Positive developments in both early and metastatic breast cancer involving specific types of the disease were announced at the annual Congress of the European Society of Medical Oncology (ESMO 2018) in Munich. The combination of chemotherapy with immunotherapy for triple-negative breast cancer has shown to increase overall survival by 9.5 months in a particular group of women with metastatic breast cancer. They also confirmed the positive results in the treatment of early HER2 positive breast cancer as it becomes clear that a different combination of drugs reduces future recurrence of the disease.
Metastatic, triple-negative, breast cancer lacking hormone receptors accounts for 15 pct of all breast cancers and is associated with hereditary cancer. It usually affects women under 50, and when metastatic, it has the worst prognosis, with a median survival rate of only 2 years.
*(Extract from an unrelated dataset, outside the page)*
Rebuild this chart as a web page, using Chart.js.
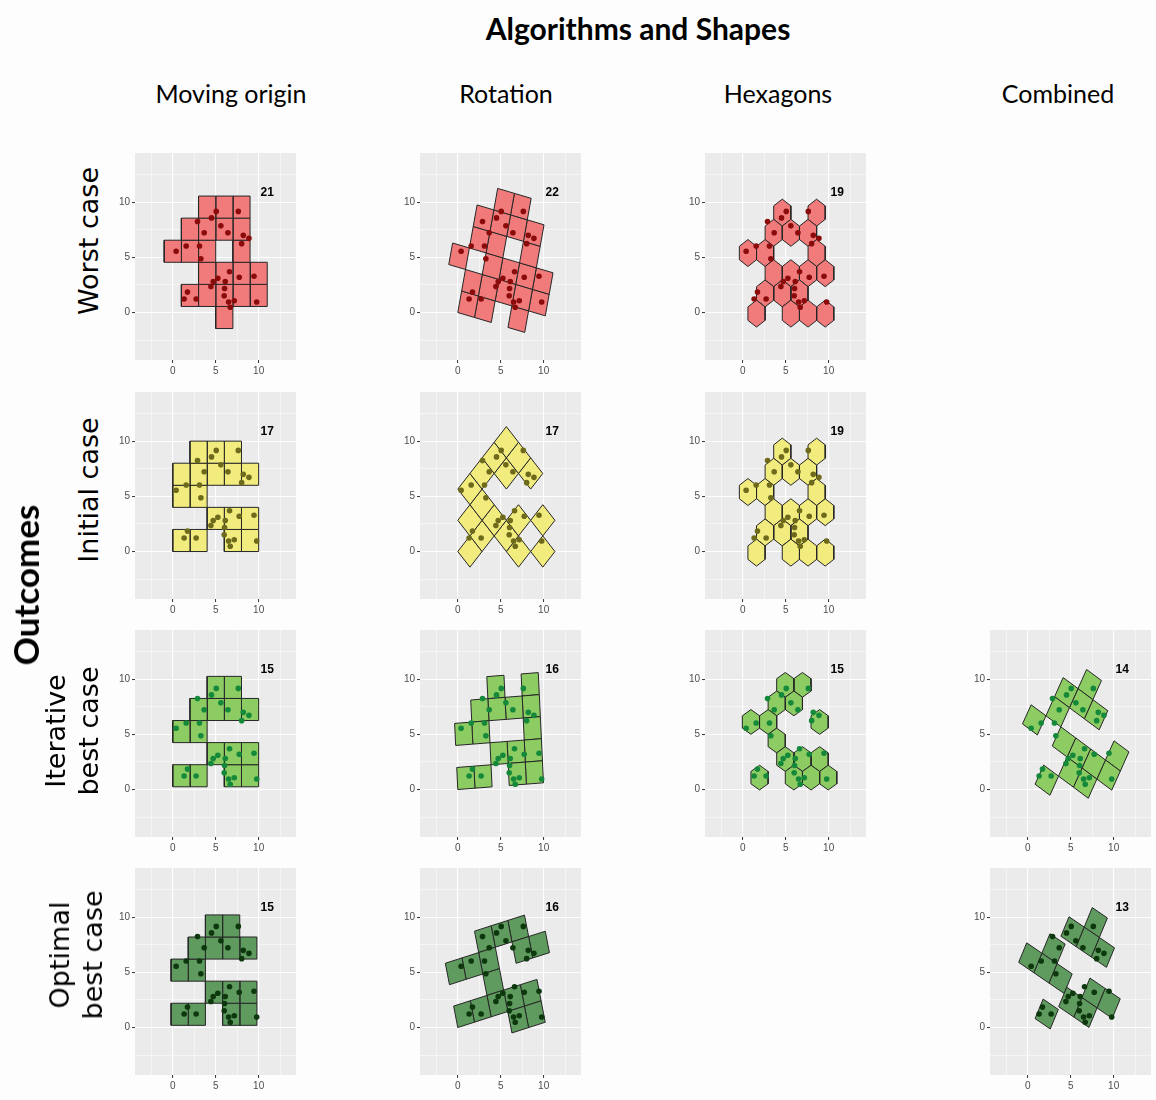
<!DOCTYPE html>
<html>
<head>
<meta charset="utf-8">
<script src="https://cdn.jsdelivr.net/npm/chart.js@4.4.1/dist/chart.umd.min.js"></script>
<style>
  body { margin: 0; background: #fdfdfd; width: 1156px; height: 1100px; position: relative; overflow: hidden; }
  .txt { position: absolute; white-space: nowrap; color: #000; transform: translate(-50%, -50%); }
  .rot { transform: translate(-50%, -50%) rotate(-90deg); text-align: center; }
  .panel { position: absolute; }
</style>
</head>
<body>
<script>
// sample points (same set in every panel)
const pointX = [2.88, 5.06, 7.63, 4.51, 3.66, 5.60, 6.42, 8.21, 8.87, 8.02, 0.39, 1.56, 3.11, 3.27, 6.61,
                7.74, 9.46, 5.25, 4.71, 6.11, 4.44, 6.03, 5.99, 1.71, 1.32, 2.72, 6.50, 7.16, 6.69, 9.77];
const pointY = [8.24, 9.16, 9.16, 8.57, 7.22, 7.85, 7.22, 6.99, 6.72, 6.24, 5.55, 6.03, 6.03, 4.87, 3.70,
                3.19, 3.28, 3.10, 2.81, 2.81, 2.36, 2.18, 1.52, 1.85, 1.22, 1.22, 0.96, 1.07, 0.48, 0.96];

// cells as grid indices [i, j] (squares) or [column, row] (hexagons)
const moWorstCells = [[2,5],[3,5],[4,5],[1,4],[2,4],[3,4],[4,4],[0,3],[1,3],[2,3],[4,3],
                      [2,2],[3,2],[4,2],[5,2],[1,1],[2,1],[3,1],[4,1],[5,1],[3,0]];
const moInitialCells = [[1,4],[2,4],[3,4],[0,3],[1,3],[2,3],[3,3],[4,3],[0,2],[1,2],
                        [2,1],[3,1],[4,1],[0,0],[1,0],[3,0],[4,0]];
const moBestCells = [[2,4],[3,4],[1,3],[2,3],[3,3],[4,3],[0,2],[1,2],
                     [2,1],[3,1],[4,1],[0,0],[1,0],[3,0],[4,0]];
const rotWorstCells = [[1,5],[2,5],[0,4],[1,4],[2,4],[3,4],[0,3],[1,3],[3,3],
                       [-1,2],[1,2],[2,2],[3,2],[4,2],[0,1],[1,1],[2,1],[3,1],[4,1],[0,0],[1,0],[3,0]];
const rotInitialCells = [[5,1],[4,1],[5,0],[3,1],[4,0],[5,-1],[2,1],[2,0],[1,0],[2,-1],
                         [3,-2],[4,-3],[1,-1],[2,-2],[0,-1],[2,-3],[3,-4]];
const rotIterCells = [[0,0],[1,0],[3,0],[4,0],[2,1],[3,1],[4,1],[0,2],[1,2],[4,2],
                      [1,3],[2,3],[3,3],[4,3],[2,4],[4,4]];
const rotOptimalCells = [[3,-1],[4,-1],[0,0],[1,0],[2,0],[3,0],[4,0],[2,1],[0,2],[1,2],
                         [2,2],[4,2],[5,2],[2,3],[3,3],[4,3]];
const hexWorstCells = [[1,0],[5,0],[7,0],[9,0],[2,1],[4,1],[6,1],[3,2],[5,2],[7,2],[9,2],
                       [0,3],[2,3],[8,3],[3,4],[5,4],[7,4],[4,5],[8,5]];
const hexInitialCells = [[1,0],[5,0],[7,0],[9,0],[2,1],[4,1],[6,1],[3,2],[5,2],[7,2],[9,2],
                         [0,3],[2,3],[8,3],[3,4],[5,4],[7,4],[4,5],[8,5]];
const hexIterCells = [[2,0],[6,0],[8,0],[10,0],[5,1],[7,1],[9,1],[4,2],[1,3],[3,3],[9,3],
                      [4,4],[6,4],[5,5],[7,5]];
const combIterCells = [[0,0],[1,1],[2,1],[0,2],[1,2],[2,2],[3,2],[3,3],[-2,2],[-1,3],
                       [-1,4],[0,4],[1,4],[0,5]];
const combOptimalCells = [[0,0],[0.96,1.12],[1.96,1.12],[1.96,2.12],[2.96,2.12],[-2.04,1.8],
                          [-1.04,1.8],[-0.04,1.8],[-1.04,2.8],[-0.42,4],[0.58,4],[1.58,4],[0.58,5]];

const cellCounts = [21, 22, 19, 17, 17, 19, 15, 16, 15, 14, 15, 16, 13];
const gridTicks = [-2.5, 0, 2.5, 5, 7.5, 10, 12.5];
const columnTitles = ["Moving origin", "Rotation", "Hexagons", "Combined"];
const rowTitles = [["Worst case"], ["Initial case"], ["Iterative", "best case"], ["Optimal", "best case"]];

const rowFill = ["#f17b7b", "#f2eb7e", "#8dcb63", "#5f9a5f"];
const rowDot = ["#8b0b0b", "#6e6a1c", "#14893a", "#0d380d"];

const colLeft = [135, 420, 705, 990];
const rowTop = [153, 392, 630, 868];
const PW = 161, PH = 207, AXW = 30, AXH = 24;

const panels = [
  {row: 0, col: 0, cells: moWorstCells, grid: {origin: [-1, -1.45], angle: 0}},
  {row: 0, col: 1, cells: rotWorstCells, grid: {origin: [0, 0], angle: -13}},
  {row: 0, col: 2, cells: hexWorstCells, grid: {hex: true, x0: 0.6, y0: -0.1, dy: 1.83, r: 1.22}},
  {row: 1, col: 0, cells: moInitialCells, grid: {origin: [0, 0], angle: 0}},
  {row: 1, col: 1, cells: rotInitialCells, grid: {origin: [0, 0], angle: 45}},
  {row: 1, col: 2, cells: hexInitialCells, grid: {hex: true, x0: 0.6, y0: -0.1, dy: 1.83, r: 1.22}},
  {row: 2, col: 0, cells: moBestCells, grid: {origin: [0, 0.25], angle: 0}},
  {row: 2, col: 1, cells: rotIterCells, grid: {origin: [0, 0], angle: 3.5}},
  {row: 2, col: 2, cells: hexIterCells, grid: {hex: true, x0: -0.05, y0: 1.08, dy: 1.68, r: 1.12}},
  {row: 2, col: 3, cells: combIterCells, grid: {origin: [0.85, 0.48], angle: -30}},
  {row: 3, col: 0, cells: moBestCells, grid: {origin: [-0.2, 0.2], angle: 0}},
  {row: 3, col: 1, cells: rotOptimalCells, grid: {origin: [0, 0], angle: 14}},
  {row: 3, col: 3, cells: combOptimalCells, grid: {origin: [0.85, 0.81], angle: -28}},
];

function cellOutline(g, c) {
  if (g.hex) {
    const cx = g.x0 + c[0], cy = g.y0 + c[1] * g.dy, r = g.r;
    return [[0, r], [1, r / 2], [1, -r / 2], [0, -r], [-1, -r / 2], [-1, r / 2], [0, r]]
      .map(([dx, dy]) => ({x: cx + dx, y: cy + dy}));
  }
  const a = g.angle * Math.PI / 180;
  const ux = Math.cos(a), uy = Math.sin(a), vx = -Math.sin(a), vy = Math.cos(a);
  return [[0, 0], [1, 0], [1, 1], [0, 1], [0, 0]].map(([p, q]) => {
    const i = c[0] + p, j = c[1] + q;
    return {x: g.origin[0] + 2 * (i * ux + j * vx), y: g.origin[1] + 2 * (i * uy + j * vy)};
  });
}

const panelBg = {
  id: "panelBg",
  beforeDraw(chart) {
    const {ctx, chartArea: a} = chart;
    ctx.save();
    ctx.fillStyle = "#ebebeb";
    ctx.fillRect(a.left, a.top, a.right - a.left, a.bottom - a.top);
    ctx.restore();
  }
};

const countLabel = {
  id: "countLabel",
  afterDatasetsDraw(chart, args, opts) {
    const {ctx, scales: {x, y}} = chart;
    ctx.save();
    ctx.font = 'bold 12px "Liberation Sans Narrow", "Liberation Sans", sans-serif';
    ctx.fillStyle = "#000";
    ctx.textAlign = "center";
    ctx.textBaseline = "middle";
    ctx.fillText(opts.text, x.getPixelForValue(11), y.getPixelForValue(10.9));
    ctx.restore();
  }
};

const isMajor = v => v % 5 === 0;

function axis(horizontal) {
  return {
    type: "linear",
    min: horizontal ? -4.4 : -4.3,
    max: horizontal ? 14.35 : 14.45,
    afterBuildTicks: s => { s.ticks = gridTicks.map(v => ({value: v})); },
    afterFit: s => { if (horizontal) s.height = AXH; else s.width = AXW; },
    border: {display: false},
    grid: {
      color: "#ffffff",
      lineWidth: c => isMajor(c.tick.value) ? 1.1 : 0.5,
      tickColor: c => isMajor(c.tick.value) ? "#333333" : "rgba(0,0,0,0)",
      tickWidth: 1,
      tickLength: 3
    },
    ticks: {
      autoSkip: false,
      maxRotation: 0,
      padding: 2,
      color: "#4d4d4d",
      font: {family: '"Liberation Sans Narrow", "Liberation Sans", sans-serif', size: 10},
      callback: v => isMajor(v) ? String(v) : ""
    }
  };
}

function buildConfig(p, k) {
  const datasets = [{
    data: pointX.map((x, i) => ({x: x, y: pointY[i]})),
    pointRadius: 2.8,
    backgroundColor: rowDot[p.row],
    borderWidth: 0,
    showLine: false
  }];
  p.cells.forEach(c => {
    datasets.push({
      data: cellOutline(p.grid, c),
      showLine: true,
      fill: "shape",
      backgroundColor: rowFill[p.row],
      borderColor: "#262626",
      borderWidth: 1,
      pointRadius: 0,
      tension: 0
    });
  });
  return {
    type: "scatter",
    data: {datasets},
    options: {
      responsive: false,
      animation: false,
      events: [],
      layout: {padding: 0},
      plugins: {legend: {display: false}, tooltip: {enabled: false}, countLabel: {text: String(cellCounts[k])}},
      scales: {x: axis(true), y: axis(false)}
    },
    plugins: [panelBg, countLabel]
  };
}

panels.forEach((p, k) => {
  const wrap = document.createElement("div");
  wrap.className = "panel";
  const canvas = document.createElement("canvas");
  canvas.width = PW + AXW;
  canvas.height = PH + AXH;
  wrap.appendChild(canvas);
  document.body.appendChild(wrap);

  let chart = new Chart(canvas, buildConfig(p, k));
  // grow the canvas so the plot area gets exactly PW x PH
  let a = chart.chartArea;
  const w = canvas.width + PW - (a.right - a.left);
  const h = canvas.height + PH - (a.bottom - a.top);
  chart.destroy();
  canvas.width = w;
  canvas.height = h;
  canvas.style.width = w + "px";
  canvas.style.height = h + "px";
  chart = new Chart(canvas, buildConfig(p, k));
  a = chart.chartArea;
  wrap.style.left = (colLeft[p.col] - a.left) + "px";
  wrap.style.top = (rowTop[p.row] - a.top) + "px";
});

function addText(text, cx, cy, css, rotated) {
  const d = document.createElement("div");
  d.className = rotated ? "txt rot" : "txt";
  d.style.left = cx + "px";
  d.style.top = cy + "px";
  d.style.cssText += css;
  d.innerHTML = text;
  document.body.appendChild(d);
}

addText("Algorithms and Shapes", 638, 28, "font: bold 30px Lato, sans-serif;");
const colCenters = [231, 506, 778, 1058];
columnTitles.forEach((t, i) => addText(t, colCenters[i], 93, "font: 25px Lato, sans-serif;"));
const rowCenters = [[88, 241], [88, 490], [72, 731], [76, 955]];
rowTitles.forEach((t, i) => addText(t.join("<br>"), rowCenters[i][0], rowCenters[i][1],
  "font: 27px 'DejaVu Sans', sans-serif; line-height: 33px;", true));
addText("Outcomes", 25, 585, "font: bold 35px Lato, sans-serif;", true);
</script>
</body>
</html>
Until now, the only treatment available to oncologists was chemotherapy. However, a combination of Azeolizumab immunotherapy with first-line chemotherapy (NAB-paclitaxel) in a recent clinical trial (Impassion 130) – the results of which were published in the New England Journal of Medicine – has changed this. In triple-negative cancer, the addition of immunotherapy increased overall survival by 9.5 months in women with overexpression of PDL-1 protein, a biomarker detected in patients via a special examination. The new treatment approach is well tolerated by patients as the combination of immunotherapy with chemotherapy did not increase the side effects.